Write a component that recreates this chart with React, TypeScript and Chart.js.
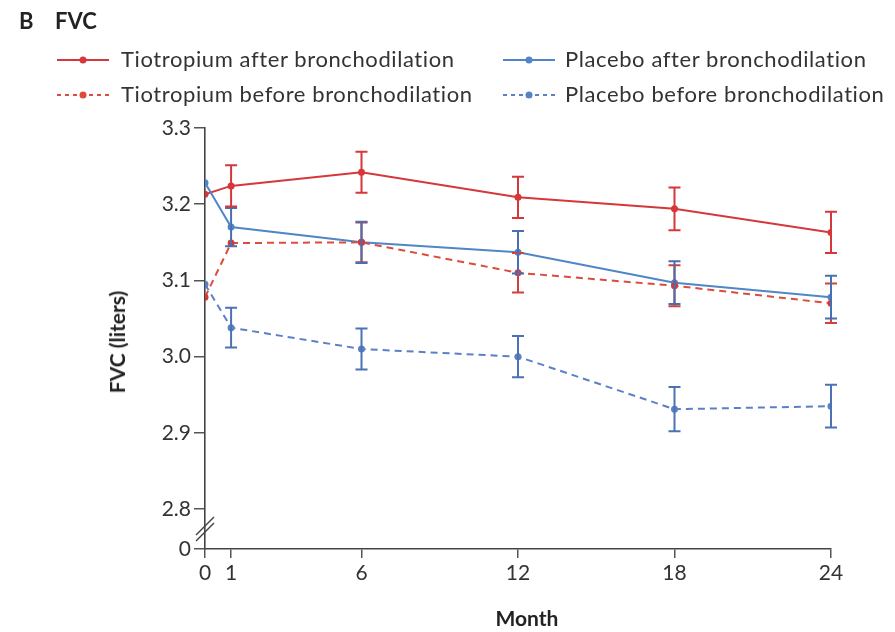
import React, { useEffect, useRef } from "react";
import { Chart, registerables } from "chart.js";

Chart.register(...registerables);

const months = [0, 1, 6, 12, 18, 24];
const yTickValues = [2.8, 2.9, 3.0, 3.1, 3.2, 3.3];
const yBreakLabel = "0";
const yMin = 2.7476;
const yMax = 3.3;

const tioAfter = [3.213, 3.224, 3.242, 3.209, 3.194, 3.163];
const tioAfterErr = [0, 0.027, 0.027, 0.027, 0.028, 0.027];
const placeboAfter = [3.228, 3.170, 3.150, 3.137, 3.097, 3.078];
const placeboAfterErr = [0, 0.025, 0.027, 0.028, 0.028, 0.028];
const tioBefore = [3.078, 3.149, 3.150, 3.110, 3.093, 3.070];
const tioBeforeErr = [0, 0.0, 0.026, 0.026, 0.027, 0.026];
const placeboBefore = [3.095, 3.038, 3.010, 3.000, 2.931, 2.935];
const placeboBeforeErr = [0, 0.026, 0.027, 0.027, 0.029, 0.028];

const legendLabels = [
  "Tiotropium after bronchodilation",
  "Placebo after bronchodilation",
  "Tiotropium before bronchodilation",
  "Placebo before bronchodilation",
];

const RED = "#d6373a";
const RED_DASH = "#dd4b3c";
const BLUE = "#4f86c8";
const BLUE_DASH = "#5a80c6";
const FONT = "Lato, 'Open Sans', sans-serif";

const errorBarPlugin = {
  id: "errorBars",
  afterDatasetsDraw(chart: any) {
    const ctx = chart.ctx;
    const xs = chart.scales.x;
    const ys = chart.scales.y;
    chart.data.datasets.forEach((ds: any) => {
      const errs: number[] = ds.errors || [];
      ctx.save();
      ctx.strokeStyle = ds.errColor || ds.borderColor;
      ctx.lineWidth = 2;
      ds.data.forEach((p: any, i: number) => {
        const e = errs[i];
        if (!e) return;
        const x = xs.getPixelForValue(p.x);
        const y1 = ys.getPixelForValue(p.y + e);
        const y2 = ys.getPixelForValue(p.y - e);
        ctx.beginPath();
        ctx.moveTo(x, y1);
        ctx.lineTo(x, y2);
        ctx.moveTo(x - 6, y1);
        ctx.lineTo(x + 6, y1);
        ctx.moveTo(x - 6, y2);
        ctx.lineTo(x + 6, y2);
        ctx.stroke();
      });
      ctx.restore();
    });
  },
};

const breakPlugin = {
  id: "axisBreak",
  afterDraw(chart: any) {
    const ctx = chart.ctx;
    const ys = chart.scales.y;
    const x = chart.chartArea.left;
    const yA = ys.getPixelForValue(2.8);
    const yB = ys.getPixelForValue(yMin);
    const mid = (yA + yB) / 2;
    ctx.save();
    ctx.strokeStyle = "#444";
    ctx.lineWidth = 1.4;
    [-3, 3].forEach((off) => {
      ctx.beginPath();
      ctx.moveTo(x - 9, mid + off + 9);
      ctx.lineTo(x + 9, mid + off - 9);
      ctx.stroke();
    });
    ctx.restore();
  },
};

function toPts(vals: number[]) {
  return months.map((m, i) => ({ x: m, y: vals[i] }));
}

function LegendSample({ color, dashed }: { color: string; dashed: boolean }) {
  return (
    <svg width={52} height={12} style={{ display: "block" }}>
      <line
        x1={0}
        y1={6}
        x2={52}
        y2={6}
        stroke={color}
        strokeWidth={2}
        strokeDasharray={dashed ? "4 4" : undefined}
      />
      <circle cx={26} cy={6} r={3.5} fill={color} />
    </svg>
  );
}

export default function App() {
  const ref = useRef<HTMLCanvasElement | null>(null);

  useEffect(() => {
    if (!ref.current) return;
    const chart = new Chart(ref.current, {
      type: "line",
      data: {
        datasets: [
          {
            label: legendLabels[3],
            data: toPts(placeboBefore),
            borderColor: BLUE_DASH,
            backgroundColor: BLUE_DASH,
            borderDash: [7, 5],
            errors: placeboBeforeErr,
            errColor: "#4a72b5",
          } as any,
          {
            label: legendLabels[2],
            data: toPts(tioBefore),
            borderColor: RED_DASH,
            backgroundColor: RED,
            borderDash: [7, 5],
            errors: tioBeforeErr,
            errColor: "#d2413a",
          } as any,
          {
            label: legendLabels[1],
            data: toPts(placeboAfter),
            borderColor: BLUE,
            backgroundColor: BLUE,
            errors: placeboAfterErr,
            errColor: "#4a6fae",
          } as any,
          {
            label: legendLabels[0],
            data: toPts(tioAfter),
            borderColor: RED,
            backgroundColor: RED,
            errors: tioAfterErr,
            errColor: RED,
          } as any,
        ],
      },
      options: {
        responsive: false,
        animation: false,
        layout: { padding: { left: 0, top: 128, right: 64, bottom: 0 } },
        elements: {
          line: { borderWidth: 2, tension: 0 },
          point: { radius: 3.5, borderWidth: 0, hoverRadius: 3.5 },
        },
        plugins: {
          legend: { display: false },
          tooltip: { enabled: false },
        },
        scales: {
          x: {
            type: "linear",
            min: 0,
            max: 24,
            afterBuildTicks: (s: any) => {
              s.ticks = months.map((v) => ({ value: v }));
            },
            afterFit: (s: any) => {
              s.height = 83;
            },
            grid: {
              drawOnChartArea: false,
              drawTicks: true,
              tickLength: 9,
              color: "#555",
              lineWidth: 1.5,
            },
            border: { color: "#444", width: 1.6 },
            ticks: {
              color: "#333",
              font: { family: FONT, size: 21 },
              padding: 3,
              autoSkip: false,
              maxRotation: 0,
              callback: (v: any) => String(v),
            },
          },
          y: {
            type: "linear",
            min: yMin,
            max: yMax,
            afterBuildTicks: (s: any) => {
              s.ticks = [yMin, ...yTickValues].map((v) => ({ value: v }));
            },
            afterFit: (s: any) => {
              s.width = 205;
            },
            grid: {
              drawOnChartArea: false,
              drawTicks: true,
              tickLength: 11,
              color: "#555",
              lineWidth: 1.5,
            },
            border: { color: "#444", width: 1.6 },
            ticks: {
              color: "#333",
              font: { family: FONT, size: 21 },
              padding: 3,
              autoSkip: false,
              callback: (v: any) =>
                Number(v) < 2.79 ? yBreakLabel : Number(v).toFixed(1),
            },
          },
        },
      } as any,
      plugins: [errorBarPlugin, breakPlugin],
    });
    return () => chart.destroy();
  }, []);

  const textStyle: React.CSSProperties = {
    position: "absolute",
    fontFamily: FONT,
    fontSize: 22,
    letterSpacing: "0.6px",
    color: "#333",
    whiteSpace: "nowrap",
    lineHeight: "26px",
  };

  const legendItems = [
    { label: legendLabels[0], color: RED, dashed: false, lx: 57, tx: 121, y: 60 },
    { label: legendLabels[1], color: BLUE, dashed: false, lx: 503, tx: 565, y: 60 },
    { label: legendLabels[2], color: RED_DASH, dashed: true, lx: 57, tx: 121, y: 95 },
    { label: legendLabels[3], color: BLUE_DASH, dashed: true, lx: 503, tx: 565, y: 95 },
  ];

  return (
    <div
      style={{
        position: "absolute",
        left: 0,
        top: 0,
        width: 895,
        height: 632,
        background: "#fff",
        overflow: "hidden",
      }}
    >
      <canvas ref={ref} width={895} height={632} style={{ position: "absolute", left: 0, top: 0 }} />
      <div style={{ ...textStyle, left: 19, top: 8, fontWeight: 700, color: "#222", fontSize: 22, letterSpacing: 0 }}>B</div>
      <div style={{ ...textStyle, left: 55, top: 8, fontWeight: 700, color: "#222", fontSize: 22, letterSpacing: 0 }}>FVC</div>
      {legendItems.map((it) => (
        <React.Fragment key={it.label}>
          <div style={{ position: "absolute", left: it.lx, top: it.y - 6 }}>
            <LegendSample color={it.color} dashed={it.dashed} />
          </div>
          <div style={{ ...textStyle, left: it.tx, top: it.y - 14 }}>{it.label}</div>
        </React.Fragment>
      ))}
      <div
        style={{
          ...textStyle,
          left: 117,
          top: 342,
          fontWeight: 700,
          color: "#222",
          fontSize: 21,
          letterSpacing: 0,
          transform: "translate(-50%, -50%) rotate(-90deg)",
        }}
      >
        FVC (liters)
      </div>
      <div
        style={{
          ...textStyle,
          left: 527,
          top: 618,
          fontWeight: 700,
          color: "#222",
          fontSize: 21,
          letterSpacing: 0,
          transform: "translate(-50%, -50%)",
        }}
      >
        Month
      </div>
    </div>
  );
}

_ _ _ _ _

The answer should be a single number: the count of lines in the data that include the string "React".

ANSWER TO THIS TASK: 5